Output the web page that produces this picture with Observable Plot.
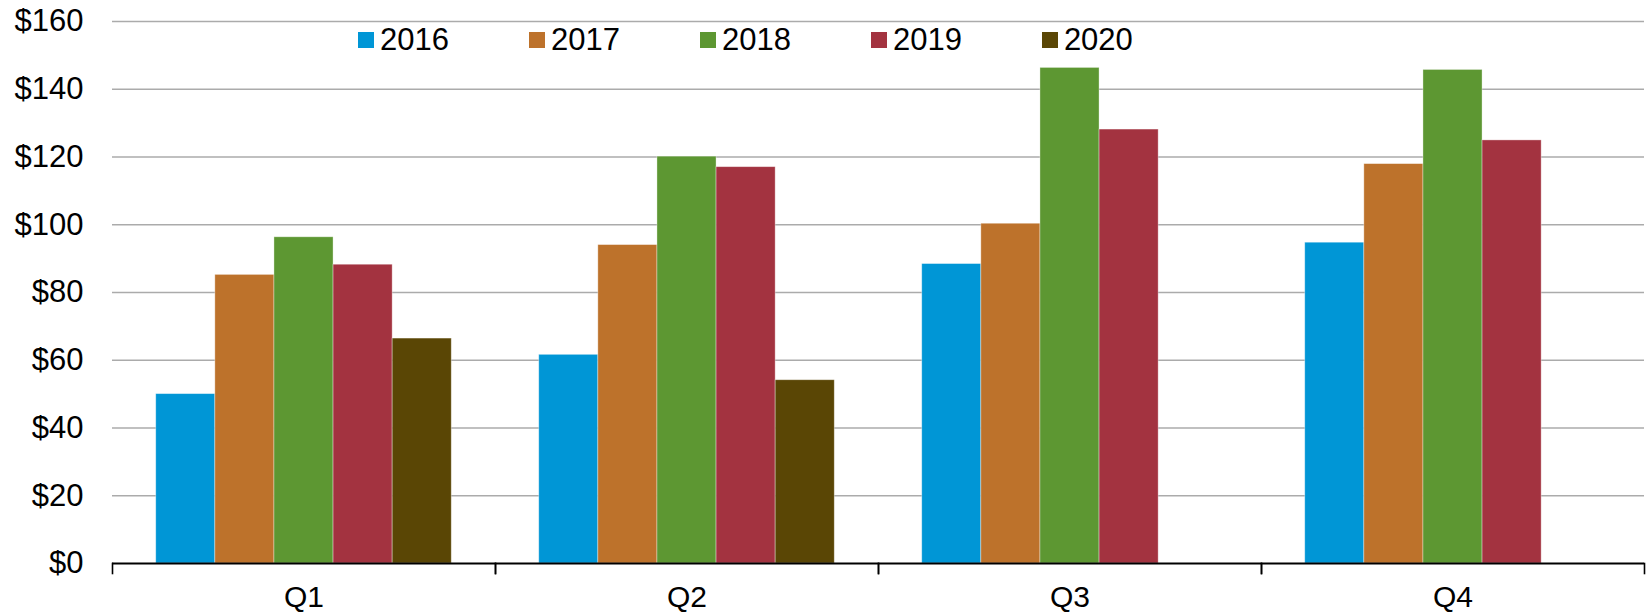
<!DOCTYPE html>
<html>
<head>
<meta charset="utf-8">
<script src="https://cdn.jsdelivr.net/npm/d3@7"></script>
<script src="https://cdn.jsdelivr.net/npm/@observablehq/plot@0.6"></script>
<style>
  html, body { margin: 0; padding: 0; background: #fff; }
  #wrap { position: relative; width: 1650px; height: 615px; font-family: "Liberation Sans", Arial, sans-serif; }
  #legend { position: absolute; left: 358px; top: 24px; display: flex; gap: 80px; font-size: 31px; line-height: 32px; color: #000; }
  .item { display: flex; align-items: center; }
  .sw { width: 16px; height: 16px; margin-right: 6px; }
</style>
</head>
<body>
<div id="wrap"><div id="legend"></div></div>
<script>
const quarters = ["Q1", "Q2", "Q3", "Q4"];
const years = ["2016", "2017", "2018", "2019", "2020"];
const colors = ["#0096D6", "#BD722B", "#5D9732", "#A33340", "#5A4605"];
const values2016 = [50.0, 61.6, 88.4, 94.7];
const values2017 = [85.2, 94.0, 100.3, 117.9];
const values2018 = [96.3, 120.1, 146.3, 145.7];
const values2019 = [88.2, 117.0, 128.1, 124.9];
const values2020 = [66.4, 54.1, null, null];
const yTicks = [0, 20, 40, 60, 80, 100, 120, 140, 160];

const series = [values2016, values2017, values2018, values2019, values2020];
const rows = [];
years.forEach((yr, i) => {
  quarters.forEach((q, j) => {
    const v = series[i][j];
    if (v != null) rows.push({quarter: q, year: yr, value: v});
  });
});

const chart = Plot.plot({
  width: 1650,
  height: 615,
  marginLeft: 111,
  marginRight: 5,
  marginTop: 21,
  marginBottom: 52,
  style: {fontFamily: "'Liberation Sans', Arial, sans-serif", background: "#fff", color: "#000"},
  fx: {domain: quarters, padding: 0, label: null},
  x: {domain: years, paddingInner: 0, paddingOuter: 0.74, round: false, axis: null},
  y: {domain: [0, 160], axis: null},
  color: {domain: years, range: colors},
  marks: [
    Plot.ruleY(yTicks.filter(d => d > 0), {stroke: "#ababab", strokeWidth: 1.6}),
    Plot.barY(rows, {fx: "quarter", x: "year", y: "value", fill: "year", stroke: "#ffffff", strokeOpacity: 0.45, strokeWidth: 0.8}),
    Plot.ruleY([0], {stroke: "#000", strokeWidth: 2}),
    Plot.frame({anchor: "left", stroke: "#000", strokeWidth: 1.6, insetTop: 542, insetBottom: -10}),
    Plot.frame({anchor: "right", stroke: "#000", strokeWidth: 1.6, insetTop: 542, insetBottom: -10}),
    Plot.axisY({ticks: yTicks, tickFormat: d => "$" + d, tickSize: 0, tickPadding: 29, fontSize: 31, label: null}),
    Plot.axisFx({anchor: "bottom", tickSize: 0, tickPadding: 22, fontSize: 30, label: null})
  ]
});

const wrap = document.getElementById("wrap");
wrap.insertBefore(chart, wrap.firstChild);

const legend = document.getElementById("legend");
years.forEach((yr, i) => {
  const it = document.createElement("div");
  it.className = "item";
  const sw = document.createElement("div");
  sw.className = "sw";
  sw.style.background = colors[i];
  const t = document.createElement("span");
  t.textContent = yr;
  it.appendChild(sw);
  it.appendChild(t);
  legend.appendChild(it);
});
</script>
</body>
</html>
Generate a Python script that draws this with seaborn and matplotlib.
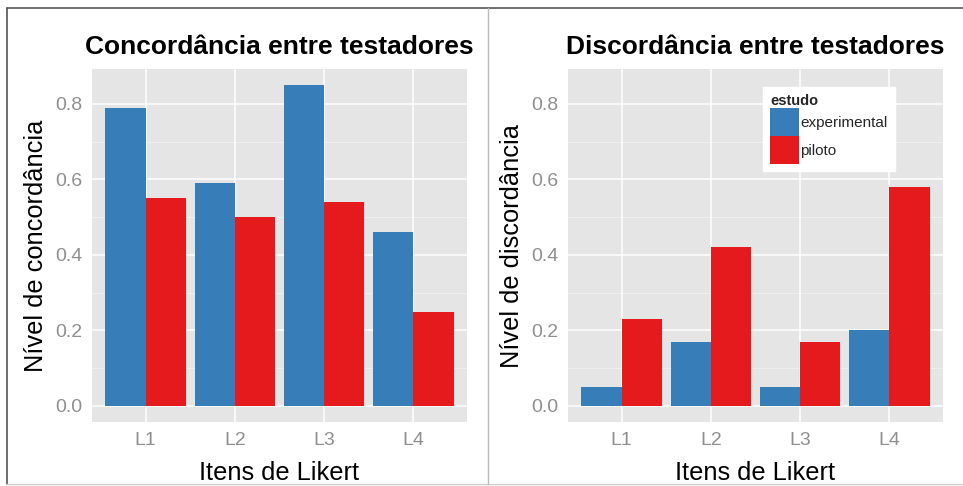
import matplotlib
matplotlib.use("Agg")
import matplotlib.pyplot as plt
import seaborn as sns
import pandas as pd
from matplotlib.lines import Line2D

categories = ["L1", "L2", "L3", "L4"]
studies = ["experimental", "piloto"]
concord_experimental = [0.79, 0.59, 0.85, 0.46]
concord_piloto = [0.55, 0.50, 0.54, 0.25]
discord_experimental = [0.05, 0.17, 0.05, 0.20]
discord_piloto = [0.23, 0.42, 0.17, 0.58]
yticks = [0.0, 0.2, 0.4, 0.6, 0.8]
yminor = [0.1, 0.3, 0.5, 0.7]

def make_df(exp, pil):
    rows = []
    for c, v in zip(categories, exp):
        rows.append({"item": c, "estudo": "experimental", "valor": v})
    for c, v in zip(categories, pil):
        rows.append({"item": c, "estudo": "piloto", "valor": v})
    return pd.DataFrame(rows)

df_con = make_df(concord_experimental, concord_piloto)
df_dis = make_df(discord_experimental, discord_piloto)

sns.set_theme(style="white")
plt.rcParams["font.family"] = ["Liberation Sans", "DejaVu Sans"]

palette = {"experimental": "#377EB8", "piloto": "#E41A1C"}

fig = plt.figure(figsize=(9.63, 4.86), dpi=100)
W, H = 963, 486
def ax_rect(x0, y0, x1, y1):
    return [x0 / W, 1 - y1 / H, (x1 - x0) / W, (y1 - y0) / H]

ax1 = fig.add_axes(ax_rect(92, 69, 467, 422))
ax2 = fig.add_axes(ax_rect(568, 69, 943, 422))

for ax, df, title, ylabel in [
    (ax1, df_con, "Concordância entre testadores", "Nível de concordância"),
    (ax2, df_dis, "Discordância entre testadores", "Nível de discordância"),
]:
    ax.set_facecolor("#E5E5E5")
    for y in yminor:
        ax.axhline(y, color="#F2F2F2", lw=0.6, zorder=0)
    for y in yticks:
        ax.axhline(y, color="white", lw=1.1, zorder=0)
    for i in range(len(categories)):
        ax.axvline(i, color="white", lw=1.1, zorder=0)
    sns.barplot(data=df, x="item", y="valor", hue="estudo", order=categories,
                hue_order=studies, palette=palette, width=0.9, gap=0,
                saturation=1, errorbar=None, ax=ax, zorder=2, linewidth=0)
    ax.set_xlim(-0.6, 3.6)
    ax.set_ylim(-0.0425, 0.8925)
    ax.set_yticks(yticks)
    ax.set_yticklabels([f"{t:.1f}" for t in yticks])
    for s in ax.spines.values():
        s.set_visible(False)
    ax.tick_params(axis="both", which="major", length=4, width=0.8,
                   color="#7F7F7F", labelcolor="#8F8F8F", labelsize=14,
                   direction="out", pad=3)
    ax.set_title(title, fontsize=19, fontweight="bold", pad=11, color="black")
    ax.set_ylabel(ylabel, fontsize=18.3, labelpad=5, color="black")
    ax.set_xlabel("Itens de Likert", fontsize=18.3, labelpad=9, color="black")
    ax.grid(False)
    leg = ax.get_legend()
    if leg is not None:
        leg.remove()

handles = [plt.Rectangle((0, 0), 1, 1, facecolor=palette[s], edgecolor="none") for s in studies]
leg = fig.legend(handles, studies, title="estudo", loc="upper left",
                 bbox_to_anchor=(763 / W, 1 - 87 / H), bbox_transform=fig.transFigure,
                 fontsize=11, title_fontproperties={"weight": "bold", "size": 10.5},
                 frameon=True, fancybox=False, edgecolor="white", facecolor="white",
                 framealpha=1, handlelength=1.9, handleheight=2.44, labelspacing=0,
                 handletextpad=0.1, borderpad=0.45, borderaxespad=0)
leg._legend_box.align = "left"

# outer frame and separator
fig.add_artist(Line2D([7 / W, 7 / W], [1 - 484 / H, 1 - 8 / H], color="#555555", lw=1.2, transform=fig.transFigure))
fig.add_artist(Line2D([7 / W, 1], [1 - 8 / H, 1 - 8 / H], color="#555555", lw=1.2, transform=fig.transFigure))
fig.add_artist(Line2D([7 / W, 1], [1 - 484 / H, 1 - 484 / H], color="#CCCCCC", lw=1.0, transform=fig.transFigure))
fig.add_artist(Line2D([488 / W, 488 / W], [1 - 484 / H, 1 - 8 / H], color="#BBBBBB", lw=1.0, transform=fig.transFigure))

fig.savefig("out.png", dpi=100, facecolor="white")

· · · ·

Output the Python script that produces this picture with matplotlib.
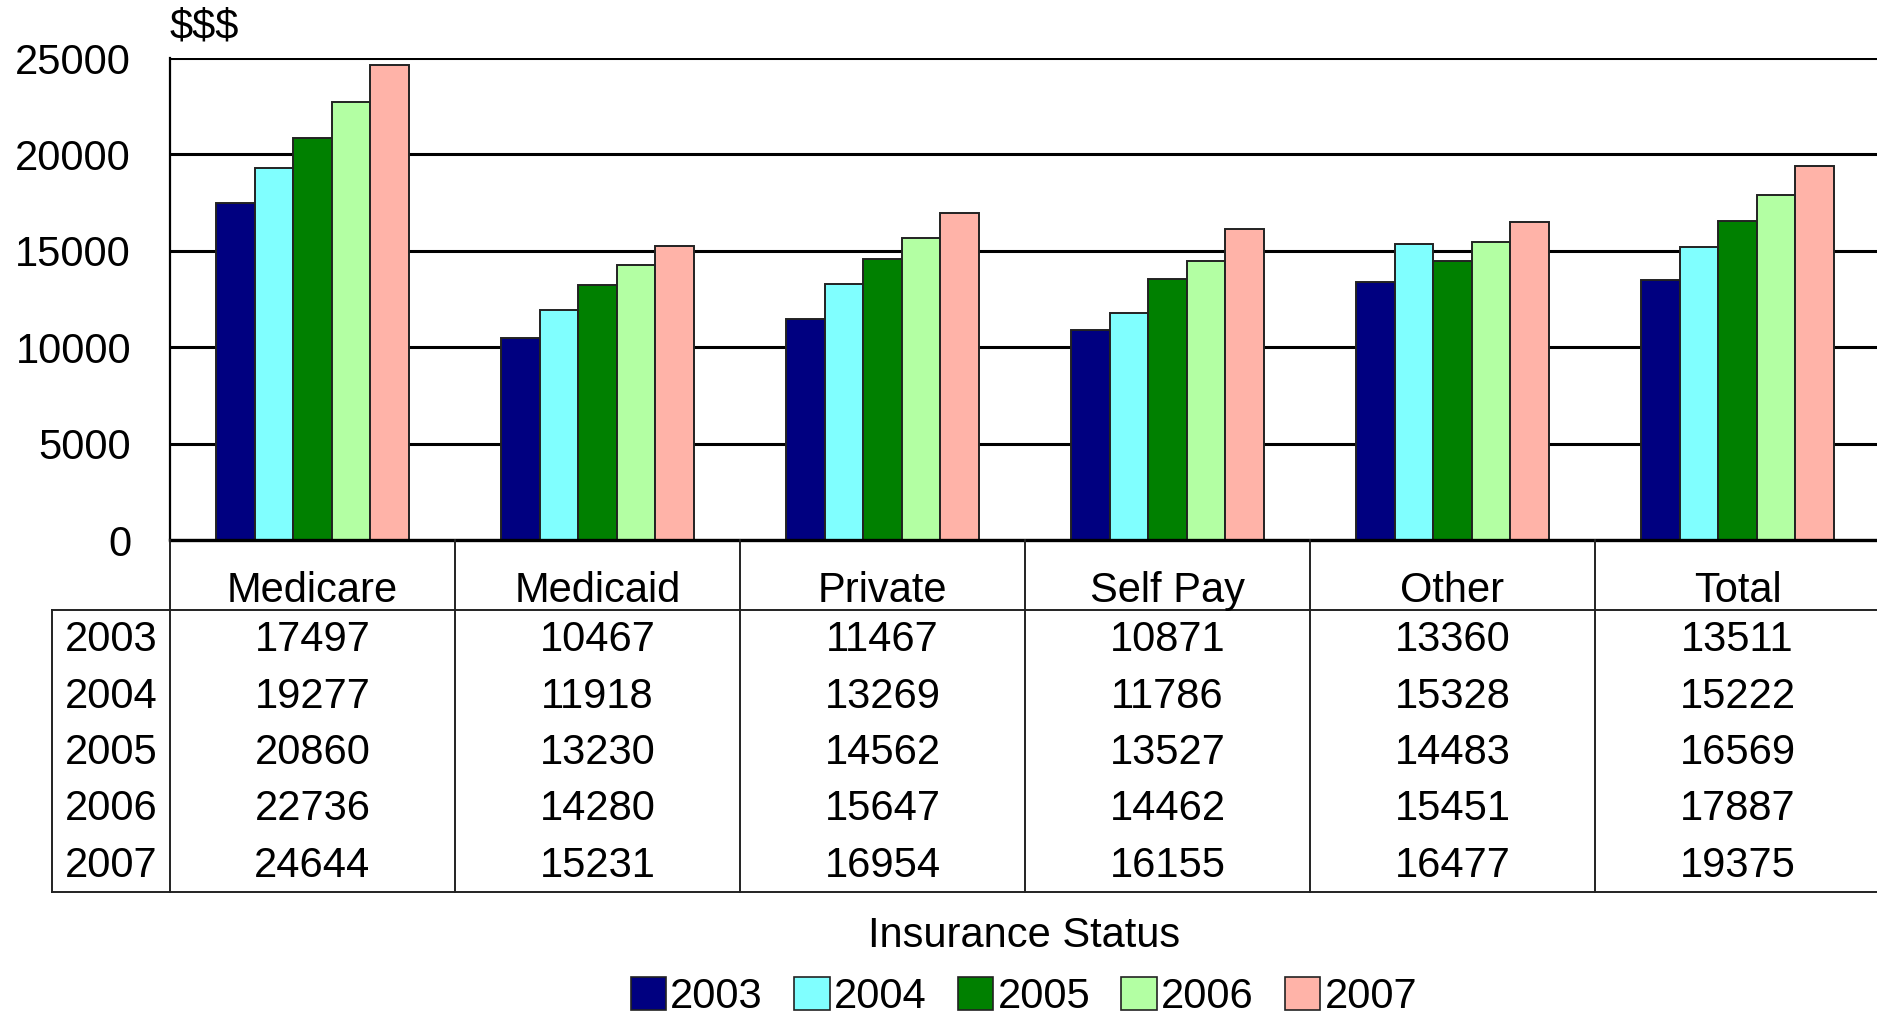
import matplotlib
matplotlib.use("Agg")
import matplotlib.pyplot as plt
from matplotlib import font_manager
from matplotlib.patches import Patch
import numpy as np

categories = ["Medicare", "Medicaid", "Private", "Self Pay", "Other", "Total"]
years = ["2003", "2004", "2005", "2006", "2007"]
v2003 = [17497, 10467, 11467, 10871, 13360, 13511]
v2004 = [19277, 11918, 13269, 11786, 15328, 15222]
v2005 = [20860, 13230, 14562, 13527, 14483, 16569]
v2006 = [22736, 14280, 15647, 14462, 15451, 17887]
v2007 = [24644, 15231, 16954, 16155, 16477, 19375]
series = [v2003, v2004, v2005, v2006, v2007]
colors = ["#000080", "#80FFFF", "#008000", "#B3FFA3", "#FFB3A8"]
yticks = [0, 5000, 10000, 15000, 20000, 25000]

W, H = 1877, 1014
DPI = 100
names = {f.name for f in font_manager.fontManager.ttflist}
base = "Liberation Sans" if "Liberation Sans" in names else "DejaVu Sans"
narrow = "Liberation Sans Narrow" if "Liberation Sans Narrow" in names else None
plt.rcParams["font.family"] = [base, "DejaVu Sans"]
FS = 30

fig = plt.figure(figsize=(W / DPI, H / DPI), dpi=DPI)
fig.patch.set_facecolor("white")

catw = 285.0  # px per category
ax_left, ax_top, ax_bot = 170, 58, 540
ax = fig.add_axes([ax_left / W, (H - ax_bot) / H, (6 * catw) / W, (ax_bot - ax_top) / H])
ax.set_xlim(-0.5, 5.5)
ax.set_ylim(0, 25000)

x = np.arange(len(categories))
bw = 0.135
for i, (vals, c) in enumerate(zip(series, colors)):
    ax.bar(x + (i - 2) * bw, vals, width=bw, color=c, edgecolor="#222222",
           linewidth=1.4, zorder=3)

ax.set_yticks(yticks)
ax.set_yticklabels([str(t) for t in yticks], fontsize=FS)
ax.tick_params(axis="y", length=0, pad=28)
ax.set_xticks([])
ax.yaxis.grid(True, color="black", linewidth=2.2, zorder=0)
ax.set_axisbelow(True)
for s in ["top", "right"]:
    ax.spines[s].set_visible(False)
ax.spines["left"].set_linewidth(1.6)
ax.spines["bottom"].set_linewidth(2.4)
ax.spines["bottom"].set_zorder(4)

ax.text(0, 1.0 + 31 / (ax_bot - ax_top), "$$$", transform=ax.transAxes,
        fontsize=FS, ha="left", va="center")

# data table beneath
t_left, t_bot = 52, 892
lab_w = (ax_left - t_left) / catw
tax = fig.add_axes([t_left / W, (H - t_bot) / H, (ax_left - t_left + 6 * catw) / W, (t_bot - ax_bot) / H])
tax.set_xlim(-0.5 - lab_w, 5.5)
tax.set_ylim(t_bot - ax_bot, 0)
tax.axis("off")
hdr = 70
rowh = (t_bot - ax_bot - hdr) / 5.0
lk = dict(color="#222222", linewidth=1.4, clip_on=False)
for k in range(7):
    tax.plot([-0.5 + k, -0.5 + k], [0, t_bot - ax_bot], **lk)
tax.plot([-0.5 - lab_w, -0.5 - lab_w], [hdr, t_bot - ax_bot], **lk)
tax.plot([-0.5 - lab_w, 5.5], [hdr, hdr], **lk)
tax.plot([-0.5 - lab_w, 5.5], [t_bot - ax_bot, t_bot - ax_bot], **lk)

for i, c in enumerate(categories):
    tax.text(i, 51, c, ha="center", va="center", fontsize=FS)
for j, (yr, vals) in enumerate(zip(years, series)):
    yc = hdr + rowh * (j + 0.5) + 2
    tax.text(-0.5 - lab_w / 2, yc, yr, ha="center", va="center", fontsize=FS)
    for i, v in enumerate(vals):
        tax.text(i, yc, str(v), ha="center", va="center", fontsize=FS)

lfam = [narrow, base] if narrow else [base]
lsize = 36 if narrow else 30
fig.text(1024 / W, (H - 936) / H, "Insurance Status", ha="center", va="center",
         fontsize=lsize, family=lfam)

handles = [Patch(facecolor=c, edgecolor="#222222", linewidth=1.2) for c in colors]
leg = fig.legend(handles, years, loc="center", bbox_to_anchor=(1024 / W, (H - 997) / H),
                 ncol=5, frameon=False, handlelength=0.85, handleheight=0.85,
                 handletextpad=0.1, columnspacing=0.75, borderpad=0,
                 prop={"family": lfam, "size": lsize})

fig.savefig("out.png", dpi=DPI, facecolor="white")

· · · ·

From the records above, copy only the lines running from the line holding "Generate a Python" through the line holding "from matplotlib.lines import Line2D", with no pictures.

Generate a Python script that draws this with seaborn and matplotlib.
import matplotlib
matplotlib.use("Agg")
import matplotlib.pyplot as plt
import seaborn as sns
import pandas as pd
from matplotlib.lines import Line2D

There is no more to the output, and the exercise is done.